Up to and including the line with "(\c.north |- k1) -- ++(0,4);", write out the listing from its first line, minus the pictures.

■ **SUPPLIED INFORMATION**:
◇ ◇ ◇ ◇
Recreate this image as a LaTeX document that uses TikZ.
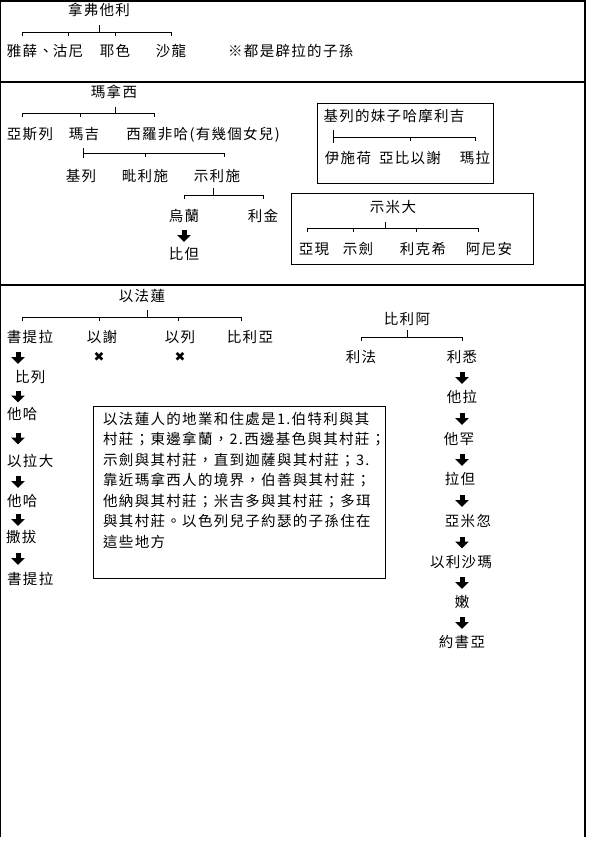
\documentclass[tikz,border=0pt]{standalone}
\usepackage{fontspec}
\newfontfamily\zhfont[LetterSpace=9]{Noto Sans CJK TC}
\newfontfamily\symfont{DejaVu Sans}
\usetikzlibrary{arrows.meta}

\begin{document}
\begin{tikzpicture}[x=1pt, y=-1pt,
    font=\zhfont\fontsize{14.5}{20.5}\selectfont,
    nm/.style={inner sep=1pt, text height=11pt, text depth=2pt},
    br/.style={line width=0.9pt},
    blk/.style={line width=5pt, -{Triangle[width=13.5pt, length=7pt]}},
    box/.style={draw, line width=0.9pt},
    frm/.style={line width=1.3pt},
    kill/.style={font=\symfont\fontsize{13}{13}\selectfont, inner sep=0pt},
  ]
    \useasboundingbox (0,0) rectangle (595,860);
    % outer frame and section rules
    \draw[frm] (0.7,837) -- (0.7,1) -- (585,1) -- (585,837);
    \draw[frm] (0.7,82) -- (585,82);
    \draw[frm] (0.7,285) -- (585,285);

    % Naphtali
    \node[nm] (naf) at (99,11) {拿弗他利};
    \node[nm] (jah) at (22,52) {雅薛};
    \node[nm, anchor=west, inner sep=0pt] (jahc) at (jah.east) {、};
    \node[nm] (gun) at (68,52) {沽尼};
    \node[nm] (jez) at (115,52) {耶色};
    \node[nm] (shl) at (171,52) {沙龍};
    \node[nm, anchor=west] (bil) at (227,52) {※都是辟拉的子孫};
    \coordinate (k1) at (99,32);
    \draw[br] (jah.north |- k1) ++(0,4) -- ++(0,-4) -- (shl.north |- k1) -- ++(0,4);
    \draw[br] (k1) -- ++(0,-7);
    \foreach \c in {gun,jez} \draw[br] (\c.north |- k1) -- ++(0,4);

    % Manasseh
    \node[nm] (man) at (114,93) {瑪拿西};
    \node[nm] (asr) at (30,135) {亞斯列};
    \node[nm] (mak) at (84,135) {瑪吉};
    \node[nm] (zel) at (203,135) {西羅非哈(有幾個女兒)};
    \coordinate (k2) at (115,113);
    \draw[br] ([xshift=-8pt]asr.north |- k2) ++(0,4) -- ++(0,-4) -- ([xshift=-49pt]zel.north |- k2) -- ++(0,4);
    \draw[br] (k2) -- ++(0,-6);
    \draw[br] ([xshift=-4pt]mak.north |- k2) -- ++(0,4);

    \node[nm] (gil) at (81,177) {基列};
    \node[nm] (pel) at (145,177) {毗利施};
    \node[nm] (sre) at (217,177) {示利施};
    \coordinate (k3) at (83,153);
    \draw[br] (k3) ++(0,-5) -- ++(0,10);
    \draw[br] (k3) -- ([xshift=7pt]sre.north |- k3) -- ++(0,4);
    \draw[br] (pel.north |- k3) -- ++(0,4);

    \node[nm] (ula) at (184,217) {烏蘭};
    \node[nm] (rek) at (263,217) {利金};
    \node[nm] (bed) at (184,255) {比但};
    \coordinate (k4) at (213,195);
    \draw[br] (ula.north |- k4) ++(0,4) -- ++(0,-4) -- (rek.north |- k4) -- ++(0,4);
    \draw[br] (k4) -- ++(0,-7);
    \path (ula.south) -- coordinate[midway] (m) (bed.north);
    \draw[blk] ([yshift=6pt]m) -- ([yshift=-6pt]m);

    % Hammoleketh box
    \draw[box] (317,103) rectangle (493,183);
    \node[nm] (ham) at (394,117) {基列的妹子哈摩利吉};
    \node[nm] (ish) at (348,159) {伊施荷};
    \node[nm] (abz) at (410,159) {亞比以謝};
    \node[nm] (mah) at (475,159) {瑪拉};
    \coordinate (k5) at (333,137);
    \draw[br] (k5) ++(0,-7) -- ++(0,13);
    \draw[br] (k5) -- (mah.north |- k5) -- ++(0,4);
    \draw[br] (abz.north |- k5) -- ++(0,4);

    % Shemida box
    \draw[box] (291,193) rectangle (533,264);
    \node[nm] (shm) at (393,208) {示米大};
    \node[nm] (ahi) at (314,250) {亞現};
    \node[nm] (she) at (358,250) {示劍};
    \node[nm] (lik) at (423,250) {利克希};
    \node[nm] (ani) at (489,250) {阿尼安};
    \coordinate (k6) at (385,228);
    \draw[br] ([xshift=-7pt]ahi.north |- k6) ++(0,4) -- ++(0,-4) -- ([xshift=-11pt]ani.north |- k6) -- ++(0,4);
    \draw[br] (k6) -- ++(0,-6);
    \draw[br] ([xshift=-5pt]she.north |- k6) -- ++(0,4);
    \draw[br] ([xshift=-7pt]lik.north |- k6) -- ++(0,4);

    % Ephraim
    \node[nm] (eph) at (142,297) {以法蓮};
    \node[nm] (shu) at (30,338) {書提拉};
    \node[nm] (eze) at (102,338) {以謝};
    \node[nm] (ele) at (180,338) {以列};
    \node[nm] (ber) at (250,338) {比利亞};
    \coordinate (k7) at (147,317);
    \draw[br] ([xshift=-8pt]shu.north |- k7) ++(0,4) -- ++(0,-4) -- ([xshift=-9pt]ber.north |- k7) -- ++(0,4);
    \draw[br] (k7) -- ++(0,-7);
    \draw[br] ([xshift=-3pt]eze.north |- k7) -- ++(0,4);
    \draw[br] ([xshift=-2pt]ele.north |- k7) -- ++(0,4);
    \node[kill] (xez) at (99,357) {✖};
    \node[kill] (xel) at (180,357) {✖};

    \coordinate (colL) at (18,0);
    \node[nm, anchor=west] (bec) at (14,378) {比列};
    \node[nm, anchor=west] (tah) at (6,415) {他哈};
    \node[nm, anchor=west] (era) at (6,462) {以拉大};
    \node[nm, anchor=west] (taa) at (6,502) {他哈};
    \node[nm, anchor=west] (zab) at (5,538) {撒拔};
    \node[nm, anchor=west] (shb) at (6,580) {書提拉};
    \foreach \a/\b in {shu/bec, bec/tah, tah/era, era/taa, taa/zab, zab/shb} {
      \path (\a.south -| colL) -- coordinate[midway] (m) (\b.north -| colL);
      \draw[blk] ([yshift=6pt]m) -- ([yshift=-6pt]m);
    }

    % Beriah
    \node[nm] (bri) at (407,320) {比利阿};
    \node[nm] (rep) at (361,358) {利法};
    \node[nm] (res) at (462,358) {利悉};
    \coordinate (k8) at (407,337);
    \draw[br] (rep.north |- k8) ++(0,4) -- ++(0,-4) -- (res.north |- k8) -- ++(0,4);
    \draw[br] (k8) -- ++(0,-7);

    \coordinate (colR) at (462,0);
    \node[nm] (tel) at (462,398) {他拉};
    \node[nm] (tan) at (459,440) {他罕};
    \node[nm] (lad) at (460,480) {拉但};
    \node[nm] (amh) at (468,522) {亞米忽};
    \node[nm] (elm) at (461,563) {以利沙瑪};
    \node[nm] (nun) at (462,603) {嫩};
    \node[nm] (jos) at (462,643) {約書亞};
    \foreach \a/\b in {res/tel, tel/tan, tan/lad, lad/amh, amh/elm, elm/nun, nun/jos} {
      \path (\a.south -| colR) -- coordinate[midway] (m) (\b.north -| colR);
      \draw[blk] ([yshift=6pt]m) -- ([yshift=-6pt]m);
    }

    % note on the land of Ephraim
    \node[box, anchor=north west, minimum width=292pt, minimum height=172pt, inner sep=0pt] (note) at (93,406) {};
    \node[anchor=north west, align=left, inner sep=0pt] (notetxt) at ([xshift=10pt, yshift=-6pt]note.north west)
      {以法蓮人的地業和住處是1.伯特利與其\\
       村莊；東邊拿蘭，2.西邊基色與其村莊；\\
       示劍與其村莊，直到迦薩與其村莊；3.\\
       靠近瑪拿西人的境界，伯善與其村莊；\\
       他納與其村莊；米吉多與其村莊；多珥\\
       與其村莊。以色列兒子約瑟的子孫住在\\
       這些地方};
\end{tikzpicture}
\end{document}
◇ ◇ ◇ ◇
■ **TASK OUTPUT**:
Recreate this image as a LaTeX document that uses TikZ.
\documentclass[tikz,border=0pt]{standalone}
\usepackage{fontspec}
\newfontfamily\zhfont[LetterSpace=9]{Noto Sans CJK TC}
\newfontfamily\symfont{DejaVu Sans}
\usetikzlibrary{arrows.meta}

\begin{document}
\begin{tikzpicture}[x=1pt, y=-1pt,
    font=\zhfont\fontsize{14.5}{20.5}\selectfont,
    nm/.style={inner sep=1pt, text height=11pt, text depth=2pt},
    br/.style={line width=0.9pt},
    blk/.style={line width=5pt, -{Triangle[width=13.5pt, length=7pt]}},
    box/.style={draw, line width=0.9pt},
    frm/.style={line width=1.3pt},
    kill/.style={font=\symfont\fontsize{13}{13}\selectfont, inner sep=0pt},
  ]
    \useasboundingbox (0,0) rectangle (595,860);
    % outer frame and section rules
    \draw[frm] (0.7,837) -- (0.7,1) -- (585,1) -- (585,837);
    \draw[frm] (0.7,82) -- (585,82);
    \draw[frm] (0.7,285) -- (585,285);

    % Naphtali
    \node[nm] (naf) at (99,11) {拿弗他利};
    \node[nm] (jah) at (22,52) {雅薛};
    \node[nm, anchor=west, inner sep=0pt] (jahc) at (jah.east) {、};
    \node[nm] (gun) at (68,52) {沽尼};
    \node[nm] (jez) at (115,52) {耶色};
    \node[nm] (shl) at (171,52) {沙龍};
    \node[nm, anchor=west] (bil) at (227,52) {※都是辟拉的子孫};
    \coordinate (k1) at (99,32);
    \draw[br] (jah.north |- k1) ++(0,4) -- ++(0,-4) -- (shl.north |- k1) -- ++(0,4);
    \draw[br] (k1) -- ++(0,-7);
    \foreach \c in {gun,jez} \draw[br] (\c.north |- k1) -- ++(0,4);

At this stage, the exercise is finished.